→ **Data for this task**
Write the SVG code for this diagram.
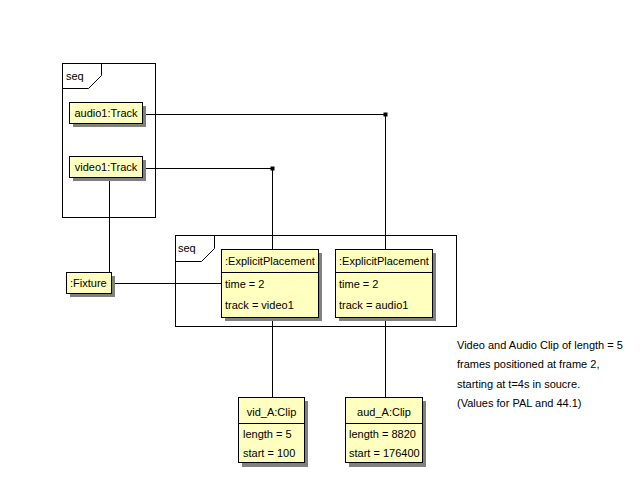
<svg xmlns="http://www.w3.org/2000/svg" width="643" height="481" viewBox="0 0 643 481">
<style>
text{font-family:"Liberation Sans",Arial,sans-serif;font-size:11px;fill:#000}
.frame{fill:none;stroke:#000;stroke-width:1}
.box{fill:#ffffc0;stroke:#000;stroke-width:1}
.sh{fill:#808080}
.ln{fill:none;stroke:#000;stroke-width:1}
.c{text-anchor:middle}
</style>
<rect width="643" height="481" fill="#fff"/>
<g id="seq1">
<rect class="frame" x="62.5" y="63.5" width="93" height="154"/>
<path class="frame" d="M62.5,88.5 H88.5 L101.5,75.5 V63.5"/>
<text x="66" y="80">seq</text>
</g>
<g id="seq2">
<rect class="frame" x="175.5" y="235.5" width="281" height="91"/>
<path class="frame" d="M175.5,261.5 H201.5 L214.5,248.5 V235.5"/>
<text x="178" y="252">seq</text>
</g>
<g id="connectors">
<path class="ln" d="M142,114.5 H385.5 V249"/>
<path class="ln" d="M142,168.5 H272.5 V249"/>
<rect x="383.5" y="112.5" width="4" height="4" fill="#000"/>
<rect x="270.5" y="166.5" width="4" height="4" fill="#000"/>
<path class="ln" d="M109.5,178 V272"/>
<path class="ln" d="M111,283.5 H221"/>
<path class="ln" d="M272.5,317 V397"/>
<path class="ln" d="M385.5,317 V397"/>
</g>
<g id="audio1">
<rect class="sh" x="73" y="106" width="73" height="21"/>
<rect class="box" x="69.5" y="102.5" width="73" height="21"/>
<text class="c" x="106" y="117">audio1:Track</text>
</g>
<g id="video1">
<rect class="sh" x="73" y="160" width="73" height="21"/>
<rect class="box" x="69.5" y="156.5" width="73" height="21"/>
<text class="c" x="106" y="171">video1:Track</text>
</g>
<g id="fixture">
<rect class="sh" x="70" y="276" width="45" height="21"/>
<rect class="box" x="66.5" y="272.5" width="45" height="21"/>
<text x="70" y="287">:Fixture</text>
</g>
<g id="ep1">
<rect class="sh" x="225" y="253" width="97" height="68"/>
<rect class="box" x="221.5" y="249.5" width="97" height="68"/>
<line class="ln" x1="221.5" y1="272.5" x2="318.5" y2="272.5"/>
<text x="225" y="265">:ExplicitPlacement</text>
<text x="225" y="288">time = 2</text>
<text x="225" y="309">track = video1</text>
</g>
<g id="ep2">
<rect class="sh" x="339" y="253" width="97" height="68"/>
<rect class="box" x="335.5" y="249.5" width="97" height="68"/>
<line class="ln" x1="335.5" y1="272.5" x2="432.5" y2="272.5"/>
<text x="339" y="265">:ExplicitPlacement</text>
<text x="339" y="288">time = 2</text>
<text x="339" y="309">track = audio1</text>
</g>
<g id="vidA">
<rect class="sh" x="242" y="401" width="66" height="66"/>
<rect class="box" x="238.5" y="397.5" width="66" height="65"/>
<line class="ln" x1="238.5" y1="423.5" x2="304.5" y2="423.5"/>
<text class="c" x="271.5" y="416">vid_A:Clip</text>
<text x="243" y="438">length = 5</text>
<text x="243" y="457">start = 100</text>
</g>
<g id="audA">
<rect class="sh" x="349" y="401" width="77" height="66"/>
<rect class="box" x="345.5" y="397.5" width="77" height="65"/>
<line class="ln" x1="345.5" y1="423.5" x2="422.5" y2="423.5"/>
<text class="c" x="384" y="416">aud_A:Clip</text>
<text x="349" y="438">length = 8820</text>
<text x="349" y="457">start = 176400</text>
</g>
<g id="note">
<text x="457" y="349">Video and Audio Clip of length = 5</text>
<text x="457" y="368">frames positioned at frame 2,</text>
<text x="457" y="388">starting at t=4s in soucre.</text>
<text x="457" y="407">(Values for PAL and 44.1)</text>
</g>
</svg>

---

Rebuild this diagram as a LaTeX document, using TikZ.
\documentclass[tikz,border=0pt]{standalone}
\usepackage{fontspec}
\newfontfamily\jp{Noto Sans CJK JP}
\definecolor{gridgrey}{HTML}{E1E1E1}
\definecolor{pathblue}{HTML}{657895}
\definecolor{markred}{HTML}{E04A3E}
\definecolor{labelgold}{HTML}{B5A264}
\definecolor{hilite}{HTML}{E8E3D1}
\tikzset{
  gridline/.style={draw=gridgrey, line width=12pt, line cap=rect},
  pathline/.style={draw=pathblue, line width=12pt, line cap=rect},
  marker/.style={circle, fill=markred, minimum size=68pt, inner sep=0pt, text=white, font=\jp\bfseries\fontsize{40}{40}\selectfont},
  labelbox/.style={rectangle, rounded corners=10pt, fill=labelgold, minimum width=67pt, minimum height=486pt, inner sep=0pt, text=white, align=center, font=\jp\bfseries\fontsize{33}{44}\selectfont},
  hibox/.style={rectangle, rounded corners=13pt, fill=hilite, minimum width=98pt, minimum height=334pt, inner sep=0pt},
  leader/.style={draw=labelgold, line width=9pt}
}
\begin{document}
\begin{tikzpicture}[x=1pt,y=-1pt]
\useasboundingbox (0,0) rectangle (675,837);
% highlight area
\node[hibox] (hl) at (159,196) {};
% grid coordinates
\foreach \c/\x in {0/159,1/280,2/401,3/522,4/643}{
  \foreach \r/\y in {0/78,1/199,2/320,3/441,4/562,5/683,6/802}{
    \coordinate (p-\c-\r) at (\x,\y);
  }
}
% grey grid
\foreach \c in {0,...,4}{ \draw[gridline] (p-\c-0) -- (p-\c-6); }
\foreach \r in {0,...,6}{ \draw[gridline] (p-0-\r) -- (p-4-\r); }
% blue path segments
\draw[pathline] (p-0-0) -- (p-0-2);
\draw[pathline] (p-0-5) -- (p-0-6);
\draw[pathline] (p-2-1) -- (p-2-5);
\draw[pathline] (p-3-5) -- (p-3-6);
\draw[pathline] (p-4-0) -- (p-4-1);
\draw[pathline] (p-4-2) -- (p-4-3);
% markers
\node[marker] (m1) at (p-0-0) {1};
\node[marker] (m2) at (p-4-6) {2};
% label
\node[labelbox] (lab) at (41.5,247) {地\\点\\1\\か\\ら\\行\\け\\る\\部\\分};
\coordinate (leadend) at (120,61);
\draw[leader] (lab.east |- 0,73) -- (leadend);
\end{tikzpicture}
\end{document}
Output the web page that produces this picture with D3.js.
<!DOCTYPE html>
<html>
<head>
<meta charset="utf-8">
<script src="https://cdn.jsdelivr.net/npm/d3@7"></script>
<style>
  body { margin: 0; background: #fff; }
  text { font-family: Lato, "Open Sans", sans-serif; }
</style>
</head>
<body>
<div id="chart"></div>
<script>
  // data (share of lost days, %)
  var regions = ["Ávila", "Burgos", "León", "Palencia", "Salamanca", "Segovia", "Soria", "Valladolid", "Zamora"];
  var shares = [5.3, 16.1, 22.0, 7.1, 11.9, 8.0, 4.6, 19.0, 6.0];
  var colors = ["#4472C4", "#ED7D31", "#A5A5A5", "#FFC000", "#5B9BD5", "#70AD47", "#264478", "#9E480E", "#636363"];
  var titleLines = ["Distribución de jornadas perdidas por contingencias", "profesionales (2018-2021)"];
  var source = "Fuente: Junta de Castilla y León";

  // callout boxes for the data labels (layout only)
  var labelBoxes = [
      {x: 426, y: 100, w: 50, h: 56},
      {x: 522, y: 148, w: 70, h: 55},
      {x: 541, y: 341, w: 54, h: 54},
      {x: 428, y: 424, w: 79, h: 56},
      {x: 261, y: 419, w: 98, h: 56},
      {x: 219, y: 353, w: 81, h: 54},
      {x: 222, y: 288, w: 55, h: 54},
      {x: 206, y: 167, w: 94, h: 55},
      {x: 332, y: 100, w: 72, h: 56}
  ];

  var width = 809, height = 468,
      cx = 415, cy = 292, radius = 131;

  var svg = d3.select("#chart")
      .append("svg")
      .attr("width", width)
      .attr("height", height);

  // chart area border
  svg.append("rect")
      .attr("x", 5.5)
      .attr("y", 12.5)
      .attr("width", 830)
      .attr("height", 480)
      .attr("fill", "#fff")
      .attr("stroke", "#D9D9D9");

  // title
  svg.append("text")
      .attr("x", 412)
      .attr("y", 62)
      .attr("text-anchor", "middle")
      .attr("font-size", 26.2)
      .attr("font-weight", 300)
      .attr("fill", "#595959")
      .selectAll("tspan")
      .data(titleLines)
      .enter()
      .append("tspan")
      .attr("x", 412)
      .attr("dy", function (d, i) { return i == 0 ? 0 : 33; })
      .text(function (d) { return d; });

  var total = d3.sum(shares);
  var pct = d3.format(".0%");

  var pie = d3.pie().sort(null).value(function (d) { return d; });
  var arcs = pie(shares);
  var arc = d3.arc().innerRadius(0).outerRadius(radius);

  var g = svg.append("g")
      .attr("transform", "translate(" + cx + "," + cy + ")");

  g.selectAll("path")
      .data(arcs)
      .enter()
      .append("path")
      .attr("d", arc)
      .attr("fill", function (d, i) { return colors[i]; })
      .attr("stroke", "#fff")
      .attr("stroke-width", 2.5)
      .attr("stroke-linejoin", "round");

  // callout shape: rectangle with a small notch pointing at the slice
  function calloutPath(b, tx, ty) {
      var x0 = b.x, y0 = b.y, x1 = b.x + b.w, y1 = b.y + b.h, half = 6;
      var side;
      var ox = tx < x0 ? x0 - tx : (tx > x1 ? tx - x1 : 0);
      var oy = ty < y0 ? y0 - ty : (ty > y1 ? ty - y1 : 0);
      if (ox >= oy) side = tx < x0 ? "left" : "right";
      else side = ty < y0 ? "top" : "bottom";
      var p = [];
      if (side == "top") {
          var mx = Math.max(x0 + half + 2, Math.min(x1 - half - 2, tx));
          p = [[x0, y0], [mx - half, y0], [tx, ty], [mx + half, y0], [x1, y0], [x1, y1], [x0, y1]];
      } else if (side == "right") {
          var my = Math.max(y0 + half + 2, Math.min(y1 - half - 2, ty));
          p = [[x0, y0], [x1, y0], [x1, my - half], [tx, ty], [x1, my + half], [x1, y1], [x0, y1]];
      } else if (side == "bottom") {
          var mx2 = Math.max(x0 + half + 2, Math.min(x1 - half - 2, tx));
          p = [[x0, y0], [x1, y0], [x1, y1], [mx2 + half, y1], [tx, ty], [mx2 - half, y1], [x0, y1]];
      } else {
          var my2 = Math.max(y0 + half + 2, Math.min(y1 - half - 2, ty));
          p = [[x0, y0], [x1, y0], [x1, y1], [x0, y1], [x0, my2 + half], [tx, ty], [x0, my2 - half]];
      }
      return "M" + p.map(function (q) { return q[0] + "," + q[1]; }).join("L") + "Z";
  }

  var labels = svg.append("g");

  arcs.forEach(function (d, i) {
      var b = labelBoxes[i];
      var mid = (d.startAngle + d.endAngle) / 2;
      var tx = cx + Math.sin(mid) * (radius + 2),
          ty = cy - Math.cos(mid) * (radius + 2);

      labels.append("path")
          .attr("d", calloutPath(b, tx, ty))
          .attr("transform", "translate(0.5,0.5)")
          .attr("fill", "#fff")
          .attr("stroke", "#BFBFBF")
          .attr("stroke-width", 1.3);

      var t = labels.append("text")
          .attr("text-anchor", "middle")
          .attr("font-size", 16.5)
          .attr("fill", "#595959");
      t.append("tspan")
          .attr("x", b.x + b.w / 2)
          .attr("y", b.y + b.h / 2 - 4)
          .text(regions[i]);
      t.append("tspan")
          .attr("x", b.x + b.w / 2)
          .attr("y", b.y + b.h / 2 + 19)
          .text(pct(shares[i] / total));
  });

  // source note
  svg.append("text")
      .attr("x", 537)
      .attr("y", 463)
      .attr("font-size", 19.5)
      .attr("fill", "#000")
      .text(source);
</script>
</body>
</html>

→ **Exercise instructions**
Working from the data above, extract solely the lines from the one containing "Output the web" through the one containing "Junta de Castilla", exactly as they appear, both included.

→ **Answer to the task**
Output the web page that produces this picture with D3.js.
<!DOCTYPE html>
<html>
<head>
<meta charset="utf-8">
<script src="https://cdn.jsdelivr.net/npm/d3@7"></script>
<style>
  body { margin: 0; background: #fff; }
  text { font-family: Lato, "Open Sans", sans-serif; }
</style>
</head>
<body>
<div id="chart"></div>
<script>
  // data (share of lost days, %)
  var regions = ["Ávila", "Burgos", "León", "Palencia", "Salamanca", "Segovia", "Soria", "Valladolid", "Zamora"];
  var shares = [5.3, 16.1, 22.0, 7.1, 11.9, 8.0, 4.6, 19.0, 6.0];
  var colors = ["#4472C4", "#ED7D31", "#A5A5A5", "#FFC000", "#5B9BD5", "#70AD47", "#264478", "#9E480E", "#636363"];
  var titleLines = ["Distribución de jornadas perdidas por contingencias", "profesionales (2018-2021)"];
  var source = "Fuente: Junta de Castilla y León";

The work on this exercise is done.